La storia della parola università comincia nel medioevo nel senso che il latino universitate (m), propriamente ‘la totalità delle cose che costituisce un tutto’, assume nell’organizzazione sociale di ‘corporazione, ente associativo’, come, in particolare in “universitas scholarium” usato a Bologna verso la fine del secolo XII, da cui poi l’accezione più ristretta di ‘corporazione di studenti’ e, infine, quella di ‘università’ (Dal “Dizionario etimologico della lingua italiana”, Cortellazzo-Zolli, Zanichelli Editore). Oggi l’idea di corporazione ha assunto, rispetto all’epoca medioevale e dei comuni, accenti che possono risultare anche poco graditi, se non sospetti, nella disputa mediatica e quindi voglio proseguire nell’esame della parola università con un passo ulteriore verso la parola che principalmente la anima, ossia “universo”: sempre chiedendo soccorso al Cortellazzo-Zolli “universo è una voce dotta, dal latino universu (m) ‘tutto intero’, letteralmente ‘volto (versu (m), dal verbo vertere ‘volgere’) tutto in una (uni-) direzione”.

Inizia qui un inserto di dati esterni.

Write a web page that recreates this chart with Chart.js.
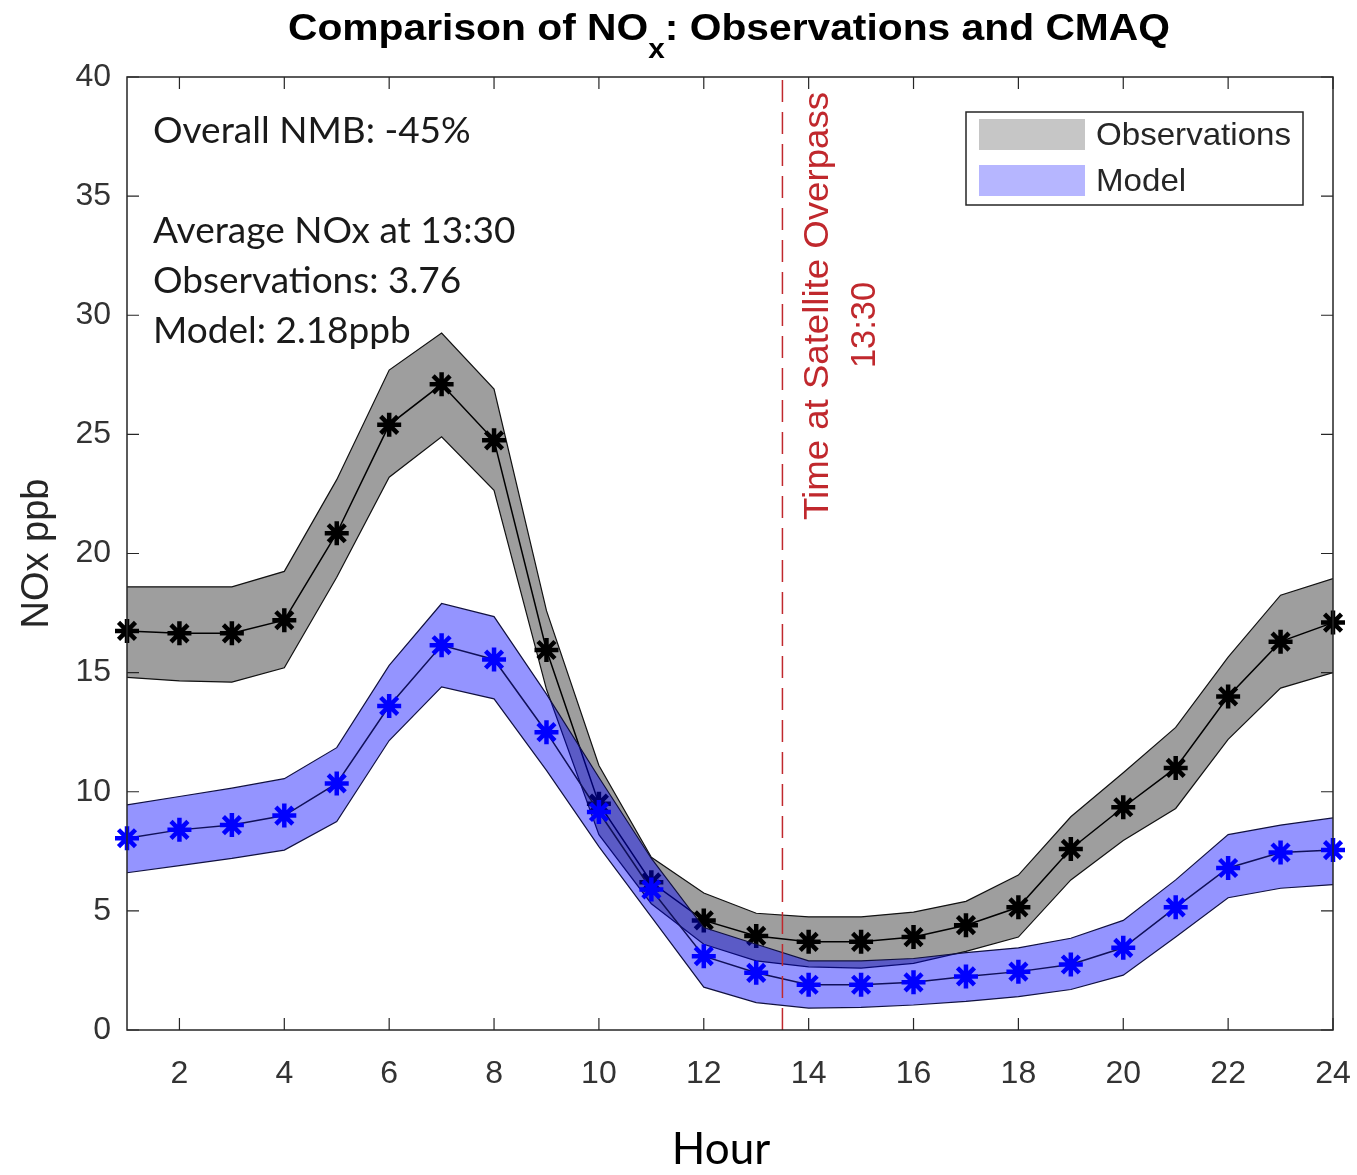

Da qui mi piace partire pensando che il compito dell’Università non sia tanto quello di “insegnare un mestiere” ma sia in primo luogo quello di fornire gli strumenti umani e le conoscenze che possano dare allo studente una propria visione del mondo, un proprio criterio, nella sua accezione più precisa di “facoltà di giudicare rettamente”; da questo fondamento, da questa cultura che vorremmo profonda e radicata nel nostro rapporto con il mondo, discenderebbe sì, come passo naturale, l’imparare un’arte, un mestiere, che, pur in ossequio alla sete di tecnologia e progresso che anima la nostra corsa in avanti nel tempo, porterebbe, nel suo impiego quotidiano, l’impronta umana ed originale di ognuno, consapevole della propria natura di singolo e prezioso essere.

Questa idea, alla quale cercherò di tener fede, vuole animare questa rubrica; non sarò quindi portavoce dello spirito o delle linee di governo che innervano un determinato Ateneo (non ho per questo né l’investitura né il proposito personale per farlo) ma proverò a trasmettere, dal mio piccolo osservatorio, gli elementi, gli spunti di riflessione che, sono convinto, l’istituzione universitaria può portare come prezioso contributo alla vita quotidiana e variegata di tutti i cittadini.